* **Data records**

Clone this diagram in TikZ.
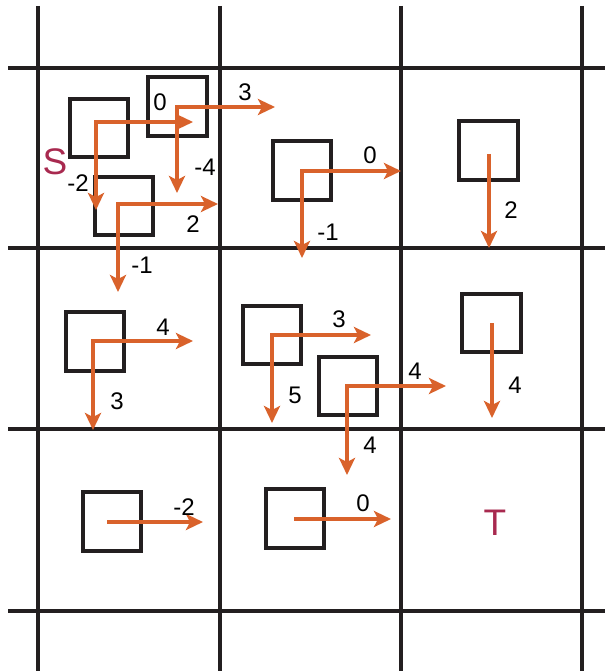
\documentclass[tikz,border=0pt]{standalone}
\usepackage{fontspec}
\setmainfont{Liberation Sans}
\usepackage{tikz}
\usetikzlibrary{arrows.meta}
\definecolor{gridline}{HTML}{231F20}
\definecolor{move}{HTML}{D9622B}
\definecolor{mark}{HTML}{A8294F}

\begin{document}
\begin{tikzpicture}[
  x=1pt, y=-1pt,
  every node/.style={font=\fontsize{24}{24}\selectfont, inner sep=0pt},
  cell/.style={draw=gridline, line width=3.8pt},
  agent/.style={
    rectangle, draw=gridline, line width=4pt, fill=none,
    minimum size=58.5pt, inner sep=0pt,
  },
  act/.style={draw=move, line width=3.3pt,
    -{Stealth[length=17pt, width=16pt, inset=4pt]}},
  act2/.style={draw=move, line width=3.3pt,
    {Stealth[length=17pt, width=16pt, inset=4pt]}-{Stealth[length=17pt, width=16pt, inset=4pt]}},
  goal/.style={font=\fontsize{37}{37}\selectfont, text=mark},
]
\useasboundingbox (0,0) rectangle (605,671);

% grid
\foreach \gx in {38,220,401,582}
  \draw[cell] (\gx,6) -- (\gx,671);
\foreach \gy in {68,248,429,611}
  \draw[cell] (8,\gy) -- (605,\gy);

% agents
\node[agent] (a) at (99,128)    {};
\node[agent] (b) at (177.5,106.5) {};
\node[agent] (c) at (124,206)   {};
\node[agent] (d) at (302,170.5) {};
\node[agent] (e) at (488.5,150.5) {};
\node[agent] (f) at (95,341.5)  {};
\node[agent] (g) at (272,335)   {};
\node[agent] (h) at (348,386)   {};
\node[agent] (i) at (491.5,323) {};
\node[agent] (j) at (112,521.5) {};
\node[agent] (k) at (295,518.5) {};

\node[goal] (s) at (55,162) {S};
\node[goal] (t) at (495,523) {T};

% arrow ends
\coordinate (a-r) at (193,122); \coordinate (a-d) at (96,210);
\coordinate (b-r) at (275,107); \coordinate (b-d) at (177,193);
\coordinate (c-r) at (218,204); \coordinate (c-d) at (118,292);
\coordinate (d-r) at (401,171); \coordinate (d-d) at (302,258);
\coordinate (e-s) at (489,154); \coordinate (e-d) at (489,248);
\coordinate (f-r) at (193,341); \coordinate (f-d) at (93,430);
\coordinate (g-r) at (371,335); \coordinate (g-d) at (272,423);
\coordinate (h-r) at (446,386); \coordinate (h-d) at (347,475);
\coordinate (i-s) at (492,323); \coordinate (i-d) at (492,418);
\coordinate (j-s) at (107,522); \coordinate (j-r) at (203,522);
\coordinate (k-s) at (294,519); \coordinate (k-r) at (391,519);

\draw[act2] (a-r) -| (a-d);
\draw[act2] (b-r) -| (b-d);
\draw[act2] (c-r) -| (c-d);
\draw[act2] (d-r) -| (d-d);
\draw[act]  (e-s) -- (e-d);
\draw[act2] (f-r) -| (f-d);
\draw[act2] (g-r) -| (g-d);
\draw[act2] (h-r) -| (h-d);
\draw[act]  (i-s) -- (i-d);
\draw[act]  (j-s) -- (j-r);
\draw[act]  (k-s) -- (k-r);

% rewards
\node (a-r-l) at (160,102) {0};
\node (a-d-l) at (78,183)  {-2};
\node (b-r-l) at (245,92)  {3};
\node (b-d-l) at (205,167) {-4};
\node (c-r-l) at (193,224) {2};
\node (c-d-l) at (142,265) {-1};
\node (d-r-l) at (370,155) {0};
\node (d-d-l) at (328,232) {-1};
\node (e-d-l) at (511,210) {2};
\node (f-r-l) at (163,327) {4};
\node (f-d-l) at (117,401) {3};
\node (g-r-l) at (339,319) {3};
\node (g-d-l) at (295,395) {5};
\node (h-r-l) at (415,371) {4};
\node (h-d-l) at (370,445) {4};
\node (i-d-l) at (515,385) {4};
\node (j-r-l) at (184,507) {-2};
\node (k-r-l) at (363,503) {0};
\end{tikzpicture}
\end{document}
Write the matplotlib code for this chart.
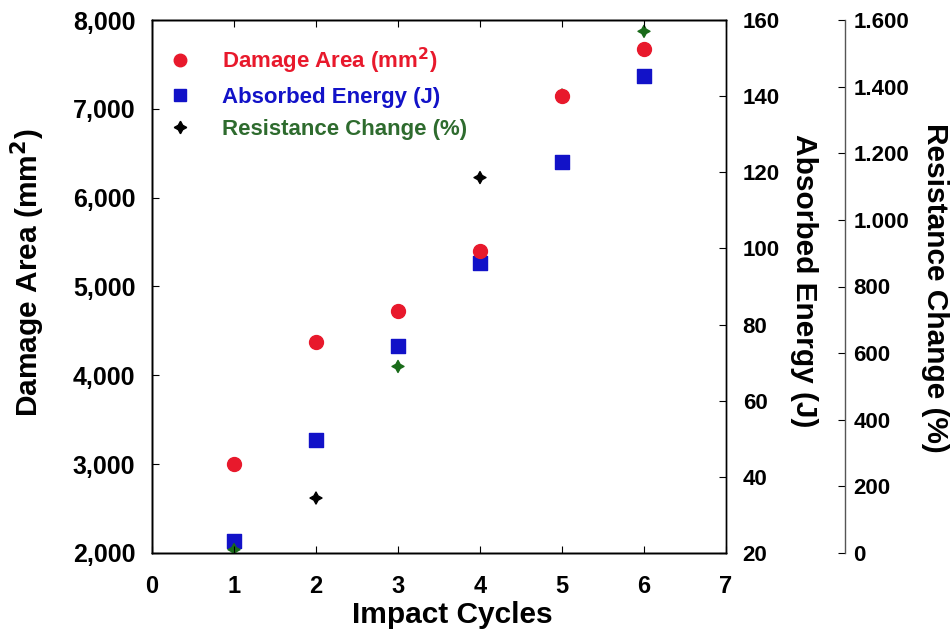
import numpy as np
import matplotlib
matplotlib.use('Agg')
import matplotlib.pyplot as plt
from matplotlib.ticker import FuncFormatter

plt.rcParams['font.family'] = ['Liberation Sans', 'DejaVu Sans']
plt.rcParams['font.weight'] = 'bold'

# data
cycles = [1, 2, 3, 4, 5, 6]
damage_area = [3000, 4380, 4720, 5400, 7150, 7670]       # mm^2
absorbed_energy = [23.2, 49.8, 74.4, 96.3, 122.8, 145.4]  # J
resistance_change = [10, 165, 560, 1127, 1375, 1566]      # %
res_colors = ['#1a6b1a', 'black', '#1a6b1a', 'black', '#1a6b1a', '#1a6b1a']

W, H = 950, 637
x0, x1, ytop, ybot = 152, 726, 20, 553  # axes box in pixels

fig = plt.figure(figsize=(9.5, 6.37), dpi=100)
ax = fig.add_axes([x0 / W, 1 - ybot / H, (x1 - x0) / W, (ybot - ytop) / H])
ax2 = ax.twinx()
ax3 = ax.twinx()
ax3.spines['right'].set_position(('axes', (845 - x0) / (x1 - x0)))

star = (4, 1, 0)
ax.scatter(cycles, damage_area, marker='o', s=100, color='#e8192c', zorder=3)
ax2.scatter(cycles, absorbed_energy, marker='s', s=110, color='#1212c8', zorder=3)
ax3.scatter(cycles, resistance_change, marker=star, s=75, c=res_colors, zorder=3)

ax.set_xlim(0, 7)
ax.set_ylim(2000, 8000)
ax2.set_ylim(20, 160)
ax3.set_ylim(0, 1600)

ax.set_xticks(range(0, 8))
ax.set_yticks(range(2000, 8001, 1000))
ax2.set_yticks(range(20, 161, 20))
ax3.set_yticks(range(0, 1601, 200))

ax.yaxis.set_major_formatter(FuncFormatter(lambda v, p: f'{int(v):,}'))
ax3.yaxis.set_major_formatter(FuncFormatter(lambda v, p: f'{int(v):,}'.replace(',', '.')))

ax.tick_params(axis='both', direction='in', top=True, length=5)
ax.tick_params(axis='y', labelsize=18, pad=12)
ax.tick_params(axis='x', labelsize=17, pad=16)
ax2.tick_params(axis='y', direction='in', labelsize=16, length=5, pad=12)
ax3.tick_params(axis='y', direction='in', labelsize=16, length=5, pad=6)

lab = dict(fontsize=21.5, ha='center', va='center')
fig.text(452 / W, 1 - 615 / H, 'Impact Cycles', **lab)
fig.text(28 / W, 1 - 273 / H, 'Damage Area (mm$^2$)', rotation=90, **lab)
fig.text(804 / W, 1 - 281 / H, 'Absorbed Energy (J)', rotation=-90, **lab)
fig.text(935 / W, 1 - 288 / H, 'Resistance Change (%)', rotation=-90, **lab)

for a in (ax, ax2, ax3):
    for s in a.spines.values():
        s.set_linewidth(1.0)
ax3.spines['right'].set_color('#555555')

ax.set_zorder(3)
ax.patch.set_visible(False)

leg_p1 = plt.Line2D([], [], marker='o', color='#e8192c', linestyle='none', markersize=9)
leg_p2 = plt.Line2D([], [], marker='s', color='#1212c8', linestyle='none', markersize=9)
leg_p3 = plt.Line2D([], [], marker=star, color='black', linestyle='none', markersize=9)
ax.legend([leg_p1, leg_p2, leg_p3],
          ['Damage Area (mm$^2$)', 'Absorbed Energy (J)', 'Resistance Change (%)'],
          loc='upper left', bbox_to_anchor=(-0.005, 0.99), frameon=False, fontsize=16,
          labelcolor=['#e8192c', '#1212c8', '#2e6b2e'], handlelength=1.0,
          handletextpad=1.4, labelspacing=0.5)

fig.savefig('out.png', dpi=100)
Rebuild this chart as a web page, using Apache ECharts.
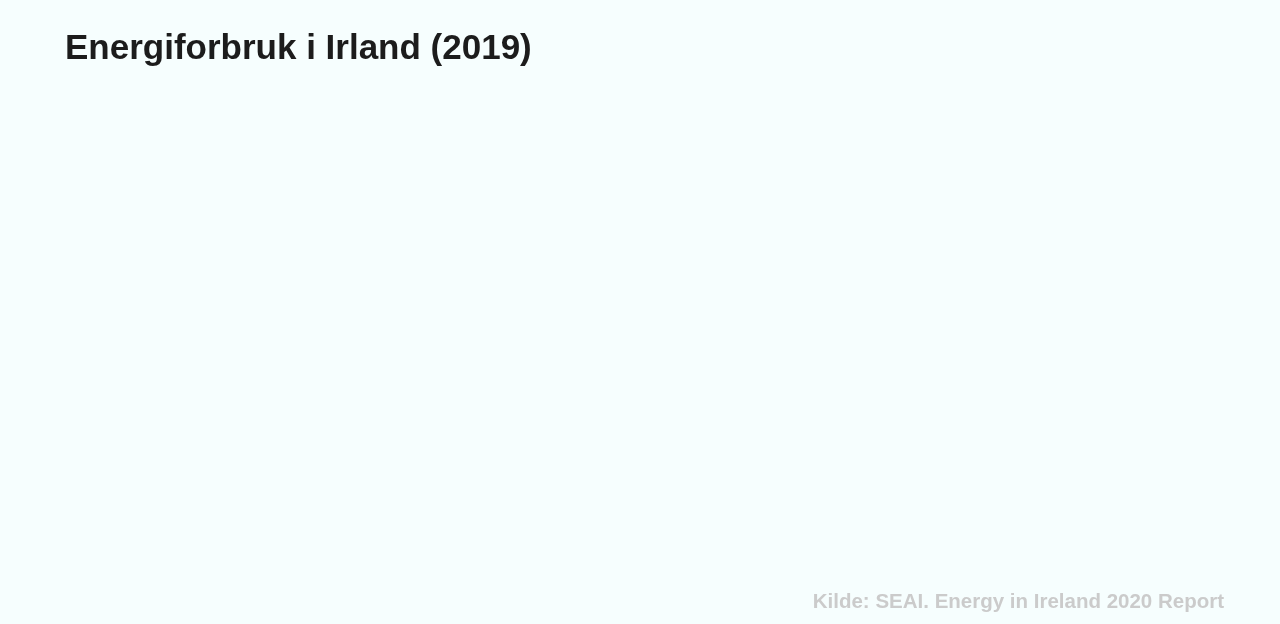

* **What you will do**
Working from the entries above, reproduce exactly and only the lines beginning with the line that has "Write the matplotlib code for this chart." and ending with the line that has "plt.rcParams['font.weight'] = 'bold'"; omit all pictures.

* **Expected output**
Write the matplotlib code for this chart.
import numpy as np
import matplotlib
matplotlib.use('Agg')
import matplotlib.pyplot as plt
from matplotlib.ticker import FuncFormatter

plt.rcParams['font.family'] = ['Liberation Sans', 'DejaVu Sans']
plt.rcParams['font.weight'] = 'bold'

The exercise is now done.